### WORK REQUIRED
Only the lines from the start of the data through the line containing "(549.5,145) -- (549.5,415);" should be written out, exactly as they are, with both ends included and the pictures left out.
===============
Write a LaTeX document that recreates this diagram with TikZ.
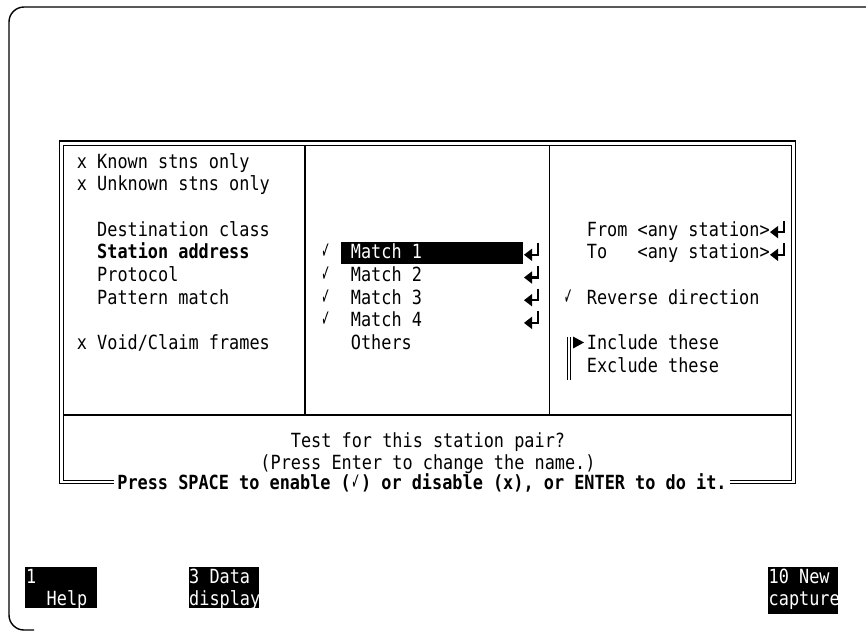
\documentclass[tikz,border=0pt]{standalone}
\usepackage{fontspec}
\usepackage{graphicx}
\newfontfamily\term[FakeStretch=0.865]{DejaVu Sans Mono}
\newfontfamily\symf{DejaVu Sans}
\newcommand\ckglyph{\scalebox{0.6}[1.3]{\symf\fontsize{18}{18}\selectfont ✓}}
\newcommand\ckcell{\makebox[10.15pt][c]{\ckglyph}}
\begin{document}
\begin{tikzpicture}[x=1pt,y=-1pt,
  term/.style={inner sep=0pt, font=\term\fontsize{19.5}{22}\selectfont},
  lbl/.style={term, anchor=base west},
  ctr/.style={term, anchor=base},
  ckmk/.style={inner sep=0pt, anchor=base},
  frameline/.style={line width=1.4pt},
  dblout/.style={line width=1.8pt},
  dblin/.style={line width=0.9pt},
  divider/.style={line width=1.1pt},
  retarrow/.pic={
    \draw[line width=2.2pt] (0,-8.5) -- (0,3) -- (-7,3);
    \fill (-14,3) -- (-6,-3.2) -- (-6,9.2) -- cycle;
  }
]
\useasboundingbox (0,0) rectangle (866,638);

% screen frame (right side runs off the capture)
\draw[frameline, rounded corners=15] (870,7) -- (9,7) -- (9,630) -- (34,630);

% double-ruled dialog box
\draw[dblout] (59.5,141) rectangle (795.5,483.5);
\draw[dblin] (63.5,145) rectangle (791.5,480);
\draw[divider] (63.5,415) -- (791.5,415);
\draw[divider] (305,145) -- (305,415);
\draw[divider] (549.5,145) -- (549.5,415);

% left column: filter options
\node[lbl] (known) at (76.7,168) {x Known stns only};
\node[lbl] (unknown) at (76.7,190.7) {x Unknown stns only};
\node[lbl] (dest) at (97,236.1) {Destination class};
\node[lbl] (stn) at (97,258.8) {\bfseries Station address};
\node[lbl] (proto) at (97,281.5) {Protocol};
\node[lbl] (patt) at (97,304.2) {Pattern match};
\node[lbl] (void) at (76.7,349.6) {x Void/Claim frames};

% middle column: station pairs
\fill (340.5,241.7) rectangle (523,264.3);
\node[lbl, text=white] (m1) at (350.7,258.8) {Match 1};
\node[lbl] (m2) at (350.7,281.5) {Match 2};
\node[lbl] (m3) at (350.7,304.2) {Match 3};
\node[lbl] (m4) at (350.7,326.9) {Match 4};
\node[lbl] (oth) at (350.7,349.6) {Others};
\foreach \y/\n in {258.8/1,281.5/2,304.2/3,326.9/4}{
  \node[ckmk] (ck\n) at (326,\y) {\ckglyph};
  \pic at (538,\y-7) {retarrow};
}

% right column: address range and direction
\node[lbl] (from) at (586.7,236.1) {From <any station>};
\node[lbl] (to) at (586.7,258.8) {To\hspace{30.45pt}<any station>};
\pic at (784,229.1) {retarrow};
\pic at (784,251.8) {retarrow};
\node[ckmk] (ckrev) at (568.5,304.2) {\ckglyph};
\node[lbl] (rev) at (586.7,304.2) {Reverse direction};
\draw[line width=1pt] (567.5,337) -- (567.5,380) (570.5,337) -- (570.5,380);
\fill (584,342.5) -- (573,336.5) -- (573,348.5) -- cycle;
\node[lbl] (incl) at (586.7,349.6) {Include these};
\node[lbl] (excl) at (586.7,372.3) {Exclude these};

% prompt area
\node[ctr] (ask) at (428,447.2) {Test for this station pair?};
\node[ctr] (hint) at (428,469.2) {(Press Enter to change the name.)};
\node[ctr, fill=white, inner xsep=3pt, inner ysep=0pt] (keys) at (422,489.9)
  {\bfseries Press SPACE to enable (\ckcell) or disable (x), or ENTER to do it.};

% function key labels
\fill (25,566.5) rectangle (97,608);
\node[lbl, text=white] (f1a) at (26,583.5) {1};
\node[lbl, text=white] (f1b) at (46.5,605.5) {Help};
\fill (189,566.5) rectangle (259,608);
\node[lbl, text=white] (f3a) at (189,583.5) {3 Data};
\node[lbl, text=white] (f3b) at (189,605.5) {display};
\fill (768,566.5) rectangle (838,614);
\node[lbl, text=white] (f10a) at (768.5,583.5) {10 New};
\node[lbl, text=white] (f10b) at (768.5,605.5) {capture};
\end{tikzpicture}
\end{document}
===============
### FINISHED ANSWER
Write a LaTeX document that recreates this diagram with TikZ.
\documentclass[tikz,border=0pt]{standalone}
\usepackage{fontspec}
\usepackage{graphicx}
\newfontfamily\term[FakeStretch=0.865]{DejaVu Sans Mono}
\newfontfamily\symf{DejaVu Sans}
\newcommand\ckglyph{\scalebox{0.6}[1.3]{\symf\fontsize{18}{18}\selectfont ✓}}
\newcommand\ckcell{\makebox[10.15pt][c]{\ckglyph}}
\begin{document}
\begin{tikzpicture}[x=1pt,y=-1pt,
  term/.style={inner sep=0pt, font=\term\fontsize{19.5}{22}\selectfont},
  lbl/.style={term, anchor=base west},
  ctr/.style={term, anchor=base},
  ckmk/.style={inner sep=0pt, anchor=base},
  frameline/.style={line width=1.4pt},
  dblout/.style={line width=1.8pt},
  dblin/.style={line width=0.9pt},
  divider/.style={line width=1.1pt},
  retarrow/.pic={
    \draw[line width=2.2pt] (0,-8.5) -- (0,3) -- (-7,3);
    \fill (-14,3) -- (-6,-3.2) -- (-6,9.2) -- cycle;
  }
]
\useasboundingbox (0,0) rectangle (866,638);

% screen frame (right side runs off the capture)
\draw[frameline, rounded corners=15] (870,7) -- (9,7) -- (9,630) -- (34,630);

% double-ruled dialog box
\draw[dblout] (59.5,141) rectangle (795.5,483.5);
\draw[dblin] (63.5,145) rectangle (791.5,480);
\draw[divider] (63.5,415) -- (791.5,415);
\draw[divider] (305,145) -- (305,415);
\draw[divider] (549.5,145) -- (549.5,415);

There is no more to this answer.